The topic of his nationality has been something which Dwyer wanted to keep private at the beginning of his career. At the time he was drafted, he took up one of the limited foreign player spots, and to him that was an honor. When his green card came through, he no longer counted against the foreign player cap.

“[My dad] worked in America for a little bit and he applied for my green card,” Dwyer recalled. “It was accepted. Kansas City didn’t know that at the time so I was taking up an international spot. My green card came through a couple of months after that [and] they were extra pleased. But that is something I didn’t want teams to know about. [I wanted to be drafted] for the right reasons.

“I was Generation Adidas so I didn’t count against the salary cap. I really liked to be somewhere where I feel wanted and valued. International spots are tough to come by. Whether Kansas knew or not, I’m not sure. I tried to keep it a secret.”

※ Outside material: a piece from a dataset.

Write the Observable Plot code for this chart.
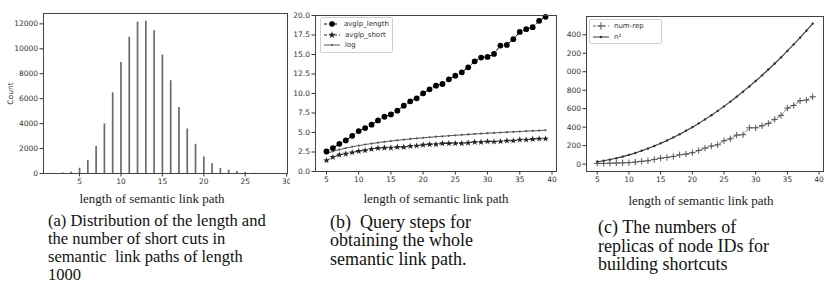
<!DOCTYPE html>
<html>
<head>
<meta charset="utf-8">
<script src="https://cdn.jsdelivr.net/npm/d3@7"></script>
<script src="https://cdn.jsdelivr.net/npm/@observablehq/plot@0.6"></script>
<style>
  html, body { margin: 0; padding: 0; background: #fff; }
  #root { position: relative; width: 830px; height: 300px; overflow: hidden; background: #fff; }
  .panel { position: absolute; }
  .panel svg { overflow: hidden; }
  .xl { position: absolute; font-family: "Liberation Serif", serif; font-size: 13px; color: #222; white-space: nowrap; transform: translateX(-50%); }
  .cap { position: absolute; font-family: "Liberation Serif", serif; color: #111; white-space: nowrap; }
  .leg { position: absolute; border: 1px solid #d0d0d0; border-radius: 2px; background: rgba(255,255,255,0.85);
         font-family: "DejaVu Sans", sans-serif; font-size: 7px; color: #333; padding: 1px 3px; }
  .leg div { height: 10.5px; line-height: 10.5px; display: flex; align-items: center; }
  .leg svg { margin-right: 5px; }
</style>
</head>
<body>
<div id="root"></div>
<script>
// ---- Panel (a): histogram of path lengths ----
const histLength = [3, 4, 5, 6, 7, 8, 9, 10, 11, 12, 13, 14, 15, 16, 17, 18, 19, 20, 21, 22, 23, 24, 25, 26];
const histCount  = [50, 110, 420, 1050, 2170, 3970, 6470, 8910, 10930, 12140, 12220, 11440, 9500, 7440, 5290, 3570, 2340, 1320, 780, 400, 270, 160, 80, 25];
const xTicksA = [5, 10, 15, 20, 25, 30];
const yTicksA = [0, 2000, 4000, 6000, 8000, 10000, 12000];

// ---- Panel (b) and (c): shared x ----
const pathLen = [5, 6, 7, 8, 9, 10, 11, 12, 13, 14, 15, 16, 17, 18, 19, 20, 21, 22, 23, 24, 25, 26, 27, 28, 29, 30, 31, 32, 33, 34, 35, 36, 37, 38, 39];
const xTicksBC = [5, 10, 15, 20, 25, 30, 35, 40];

// ---- Panel (b): query steps ----
const avglpLength = [2.57, 3.0, 3.55, 3.98, 4.58, 5.18, 5.57, 6.0, 6.55, 7.02, 7.32, 7.8, 8.44, 9.0, 9.38, 10.02, 10.54, 11.0, 11.22, 11.82, 12.29, 12.72, 13.36, 14.13, 14.6, 14.69, 15.08, 16.15, 16.23, 16.96, 17.9, 18.25, 18.5, 19.32, 19.83];
const avglpShort  = [1.41, 1.84, 2.14, 2.27, 2.44, 2.61, 2.7, 2.87, 3.0, 3.04, 3.04, 3.13, 3.13, 3.25, 3.3, 3.42, 3.47, 3.47, 3.6, 3.6, 3.6, 3.6, 3.68, 3.77, 3.77, 3.85, 3.81, 3.85, 3.94, 3.94, 4.07, 4.07, 4.15, 4.2, 4.2];
const logSteps    = [2.32, 2.58, 2.81, 3.0, 3.17, 3.32, 3.46, 3.58, 3.7, 3.81, 3.91, 4.0, 4.09, 4.17, 4.25, 4.32, 4.39, 4.46, 4.52, 4.58, 4.64, 4.7, 4.75, 4.81, 4.86, 4.91, 4.95, 5.0, 5.04, 5.09, 5.13, 5.17, 5.21, 5.25, 5.29];
const yTicksB = [0, 2.5, 5, 7.5, 10, 12.5, 15, 17.5, 20];
const seriesB = ["avglp_length", "avglp_short", "log"];

// ---- Panel (c): replicas ----
const numRep   = [8, 8, 10, 12, 14, 16, 22, 30, 36, 50, 65, 72, 83, 101, 108, 123, 148, 173, 195, 209, 253, 274, 314, 318, 393, 393, 415, 440, 484, 527, 606, 635, 686, 693, 729];
const nSquared = [25, 36, 49, 64, 81, 100, 121, 144, 169, 196, 225, 256, 289, 324, 361, 400, 441, 484, 529, 576, 625, 676, 729, 784, 841, 900, 961, 1024, 1089, 1156, 1225, 1296, 1369, 1444, 1521];
const yTicksC = [0, 200, 400, 600, 800, 1000, 1200, 1400];
const seriesC = ["num-rep", "n\u00b2"];

const xLabel = "length of semantic link path";
const captions = [
  ["(a) Distribution of the length and", "the number of short cuts in", "semantic  link paths of length", "1000"],
  ["(b)  Query steps for", "obtaining the whole", "semantic link path."],
  ["(c) The numbers of", "replicas of node IDs for", "building shortcuts"]
];

const root = document.getElementById("root");
const FONT = "DejaVu Sans, sans-serif";
const axisStyle = {fontFamily: FONT, fontSize: "7.5px", color: "#333", background: "transparent"};

function place(el, left, top) {
  const d = document.createElement("div");
  d.className = "panel";
  d.style.left = left + "px";
  d.style.top = top + "px";
  d.appendChild(el);
  root.appendChild(d);
  return d;
}

// Panel (a)
const histData = histLength.map((x, i) => ({x, count: histCount[i]}));
const pa = Plot.plot({
  width: 290, height: 190,
  marginLeft: 43, marginRight: 3, marginTop: 13, marginBottom: 17,
  style: axisStyle,
  x: {domain: [0.65, 30.1], ticks: xTicksA, tickSize: 3.5, tickPadding: 2, label: null},
  y: {domain: [0, 12830], ticks: yTicksA, tickSize: 3.5, tickPadding: 2, tickFormat: d3.format("d"),
      label: "Count", labelAnchor: "center", labelOffset: 36, labelArrow: "none"},
  marks: [
    Plot.ruleX(histData, {x: "x", y1: 0, y2: "count", stroke: "#6a6a6a", strokeWidth: 1.7}),
    Plot.frame({stroke: "#444", strokeWidth: 1})
  ]
});
place(pa, 0, 0);

// Panel (b)
const dataB = pathLen.flatMap((x, i) => [
  {x, y: avglpLength[i], s: seriesB[0]},
  {x, y: avglpShort[i], s: seriesB[1]},
  {x, y: logSteps[i], s: seriesB[2]}
]);
const pb = Plot.plot({
  width: 285, height: 185,
  marginLeft: 35, marginRight: 9, marginTop: 15, marginBottom: 14,
  style: axisStyle,
  x: {domain: [3.3, 40.7], ticks: xTicksBC, tickSize: 3.5, tickPadding: 2, label: null},
  y: {domain: [0, 20], ticks: yTicksB, tickSize: 3.5, tickPadding: 2, tickFormat: d3.format(".1f"), label: null},
  marks: [
    Plot.line(dataB.filter(d => d.s === seriesB[2]), {x: "x", y: "y", stroke: "#555", strokeWidth: 1}),
    Plot.dot(dataB.filter(d => d.s === seriesB[2]), {x: "x", y: "y", r: 1.1, fill: "#555"}),
    Plot.line(dataB.filter(d => d.s === seriesB[1]), {x: "x", y: "y", stroke: "#222", strokeWidth: 1, strokeDasharray: "3,2"}),
    Plot.dot(dataB.filter(d => d.s === seriesB[1]), {x: "x", y: "y", symbol: "star", r: 2.1, fill: "#222"}),
    Plot.line(dataB.filter(d => d.s === seriesB[0]), {x: "x", y: "y", stroke: "#000", strokeWidth: 1, strokeDasharray: "3,2"}),
    Plot.dot(dataB.filter(d => d.s === seriesB[0]), {x: "x", y: "y", r: 2.9, fill: "#000"}),
    Plot.frame({stroke: "#444", strokeWidth: 1})
  ]
});
place(pb, 280, 0);

// Panel (c)
const dataC = pathLen.flatMap((x, i) => [
  {x, y: numRep[i], s: seriesC[0]},
  {x, y: nSquared[i], s: seriesC[1]}
]);
const pc = Plot.plot({
  width: 264, height: 185,
  marginLeft: 20, marginRight: 7, marginTop: 16, marginBottom: 14,
  style: axisStyle,
  x: {domain: [3.3, 40.7], ticks: xTicksBC, tickSize: 3.5, tickPadding: 2, label: null},
  y: {domain: [-80, 1598], ticks: yTicksC, tickSize: 3.5, tickPadding: 2, tickFormat: d3.format("d"), label: null},
  marks: [
    Plot.line(dataC.filter(d => d.s === seriesC[0]), {x: "x", y: "y", stroke: "#666", strokeWidth: 1, strokeDasharray: "3,2"}),
    Plot.dot(dataC.filter(d => d.s === seriesC[0]), {x: "x", y: "y", symbol: "plus", r: 2.2, stroke: "#555", strokeWidth: 1}),
    Plot.line(dataC.filter(d => d.s === seriesC[1]), {x: "x", y: "y", stroke: "#333", strokeWidth: 1.1}),
    Plot.dot(dataC.filter(d => d.s === seriesC[1]), {x: "x", y: "y", r: 1.2, fill: "#333"}),
    Plot.frame({stroke: "#444", strokeWidth: 1})
  ]
});
place(pc, 566, 0);

// Legends
function legend(left, top, width, entries) {
  const box = document.createElement("div");
  box.className = "leg";
  box.style.left = left + "px";
  box.style.top = top + "px";
  box.style.width = width + "px";
  for (const [label, sample] of entries) {
    const row = document.createElement("div");
    row.innerHTML = `<svg width="16" height="8">${sample}</svg><span>${label}</span>`;
    box.appendChild(row);
  }
  root.appendChild(box);
}
const star = d3.symbol(d3.symbolStar, 16)();
const plus = d3.symbol(d3.symbolPlus, 20)();
legend(320, 17, 65, [
  [seriesB[0], `<line x1="0" x2="16" y1="4" y2="4" stroke="#000" stroke-dasharray="3,2"/><circle cx="8" cy="4" r="2.8" fill="#000"/>`],
  [seriesB[1], `<line x1="0" x2="16" y1="4" y2="4" stroke="#222" stroke-dasharray="3,2"/><path transform="translate(8,4)" d="${star}" fill="#222"/>`],
  [seriesB[2], `<line x1="0" x2="16" y1="4" y2="4" stroke="#555"/><circle cx="8" cy="4" r="1.1" fill="#555"/>`]
]);
legend(589, 19, 65, [
  [" " + seriesC[0], `<line x1="0" x2="16" y1="4" y2="4" stroke="#666" stroke-dasharray="3,2"/><path transform="translate(8,4)" d="${plus}" fill="none" stroke="#555"/>`],
  [" " + seriesC[1], `<line x1="0" x2="16" y1="4" y2="4" stroke="#333"/><circle cx="8" cy="4" r="1.2" fill="#333"/>`]
]);

// X labels
[[152, 191], [436, 191], [701, 193]].forEach(([cx, top]) => {
  const d = document.createElement("div");
  d.className = "xl";
  d.style.left = cx + "px";
  d.style.top = top + "px";
  d.textContent = xLabel;
  root.appendChild(d);
});

// Captions: [left, top, font size, line height]
[[48, 212, 16.5, 18], [330, 213, 18, 18.3], [598, 218, 18, 18.6]].forEach(([left, top, fs, lh], i) => {
  const d = document.createElement("div");
  d.className = "cap";
  d.style.left = left + "px";
  d.style.top = top + "px";
  d.style.fontSize = fs + "px";
  d.style.lineHeight = lh + "px";
  d.innerHTML = captions[i].map(t => t.replace(/ {2}/g, " &nbsp;")).join("<br>");
  root.appendChild(d);
});
</script>
</body>
</html>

With all of the changes for Dwyer over the past 13 months, the next few years could bring even more surprises. New contract discussions and international decisions could be around the corner. But for now, he is still simply trying to take things on a game-by-game basis.

“It’s exciting,” Dwyer said with a laugh. “But I’m just going with the flow and I don’t want to get ahead of myself or think I’m better than I am.”